Wherever we go, Tinder is right there in our pockets, waiting to be summoned.
I dealt with it firsthand. My experimental Tinder obsession included dozens of matches, hundreds of words exchanged, three instances of phone numbers being dished out and only one true connection. There it is, my inconspicuous declaration.
It was fun while it lasted, but ultimately a letdown. I’m not completely jaded. The app itself is a complete riot, and I encourage anyone to try it. Had this been around back when I was in college, I can see all of the glorified mischief it would’ve caused.
But, it bears no significance on the personal relationships I cherish today.
Maybe I’m too old, too reserved, too bullish and too sensitive to have a "situation-ship." No matter, it simply reinforced my forgone affirmation.

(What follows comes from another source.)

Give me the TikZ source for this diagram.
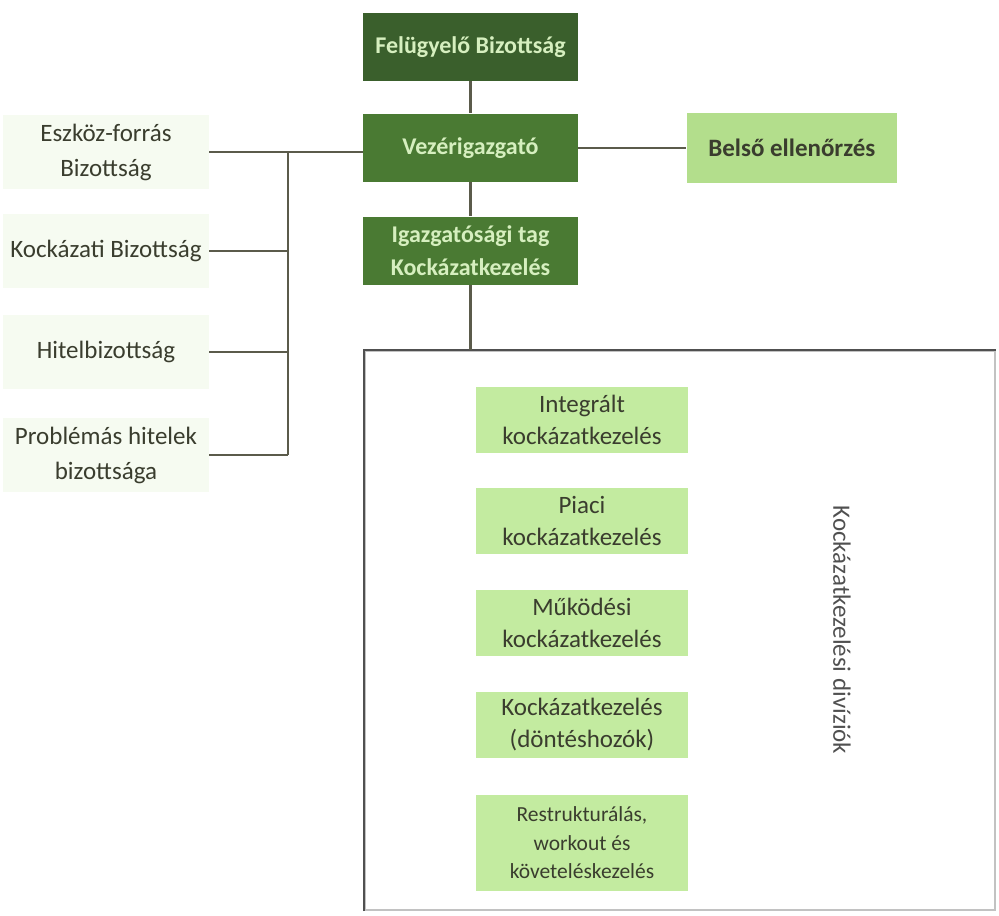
\documentclass[tikz,border=0pt]{standalone}
\usepackage{fontspec}
\setmainfont{Carlito}
\usetikzlibrary{positioning}
\definecolor{fbgreen}{HTML}{3A5F2C}
\definecolor{vezgreen}{HTML}{4A7A33}
\definecolor{palegreen}{HTML}{D6EFBF}
\definecolor{auditgreen}{HTML}{B3DE8C}
\definecolor{unitgreen}{HTML}{C3EBA0}
\definecolor{sidegreen}{HTML}{F6FBF1}
\definecolor{linegray}{HTML}{5B5B4B}
\definecolor{framegray}{HTML}{505050}
\definecolor{textdark}{HTML}{3A3D2E}
\tikzset{dark node/.style={rectangle,fill=vezgreen,text=palegreen,align=center,inner sep=0pt,
  minimum width=107.5pt,minimum height=34pt,font=\bfseries\fontsize{12}{16.5}\selectfont},
}

\begin{document}
\begin{tikzpicture}[x=0.5pt,y=-0.5pt,
conn/.style={draw=linegray,line width=1.2pt},
audit node/.style={rectangle,fill=auditgreen,text=textdark,minimum width=105pt,minimum height=35pt,inner sep=0pt,font=\bfseries\fontsize{12.5}{16}\selectfont},
side node/.style={rectangle,fill=sidegreen,text=textdark,align=center,minimum width=103pt,minimum height=37pt,inner sep=0pt,font=\fontsize{12.5}{17.5}\selectfont},
unit node/.style={rectangle,fill=unitgreen,text=textdark,align=center,minimum width=106pt,minimum height=33pt,inner sep=0pt,font=\fontsize{12.5}{16}\selectfont},
frame node/.style={rectangle,draw=framegray!35,line width=1.2pt,minimum width=315pt,minimum height=279.5pt,inner sep=0pt}]
\useasboundingbox (0,0) rectangle (999,915);

% main line
\node[dark node,fill=fbgreen] (fb) at (470.5,47) {Felügyelő Bizottság};
\node[dark node] (vez) [below=16pt of fb] {Vezérigazgató};
\node[dark node] (igt) [below=17pt of vez] {Igazgatósági tag\\Kockázatkezelés};
\node[audit node] (bel) [right=54pt of vez] {Belső ellenőrzés};

% committees
\node[side node] (eszk) at (106,152) {Eszköz-forrás\\Bizottság};
\node[side node] (kock) at (106,251) {Kockázati Bizottság};
\node[side node] (hitel) at (106,352) {Hitelbizottság};
\node[side node] (prob) at (106,455) {Problémás hitelek\\bizottsága};
\coordinate (bus) at (288,0);

% divisions
\node[frame node] (div) at (680,630.5) {};
\draw[draw=framegray,line width=1.2pt] (div.south west) -- (div.north west) -- (div.north east);
\node[unit node] (intg) at (582,419.5) {Integrált\\kockázatkezelés};
\node[unit node] (piaci) [below=17.5pt of intg] {Piaci\\kockázatkezelés};
\node[unit node] (mukd) [below=17.5pt of piaci] {Működési\\kockázatkezelés};
\node[unit node] (dont) [below=17.5pt of mukd] {Kockázatkezelés\\(döntéshozók)};
\node[unit node,minimum height=48pt,font=\fontsize{10.75}{14.25}\selectfont] (restr) [below=18pt of dont] {Restrukturálás,\\workout és\\követeléskezelés};
\node[rotate=-90,text=framegray,font=\fontsize{12.5}{15}\selectfont] (divl) at (842,630) {Kockázatkezelési divíziók};

% connectors
\draw[conn] (fb) -- (vez);
\draw[conn] (vez) -- (igt);
\draw[conn] (vez) -- (bel);
\draw[conn] (igt) -- (igt.south |- div.north);
\draw[conn] (eszk.east) -- (eszk.east -| vez.west);
\foreach \n in {kock,hitel,prob}
  \draw[conn] (\n.east) -- (\n.east -| bus);
\draw[conn] (bus |- eszk.east) -- (bus |- prob.east);
\end{tikzpicture}
\end{document}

With the new year in high gear, I’m ready to shut it down, start fresh and re-explore the offline world through a more refined lens. You know, the ominous “in-person” domain.
Maybe I’m old-fashioned, or maybe I’m hopelessly romantic. Whichever it is, I opt for less Googling, less assumption, less non-communicative behavior.
Drinking in bars and meeting people is my greatest pastime. I miss the glory days with the excitement of the unknown. Regardless of the culture around me, I’m going back.
So, for those of you interested in having a real-life conversation about anything whatsoever, you can find me at my favorite local watering hole, Jones Hollywood.
Ask for table 35. Any takers are welcome. Thank you, Tinder, for all your glory and global dependency. Like all of your random matches, perhaps, someday, we’ll meet again. Until then, just know this: It’s not you. It’s me.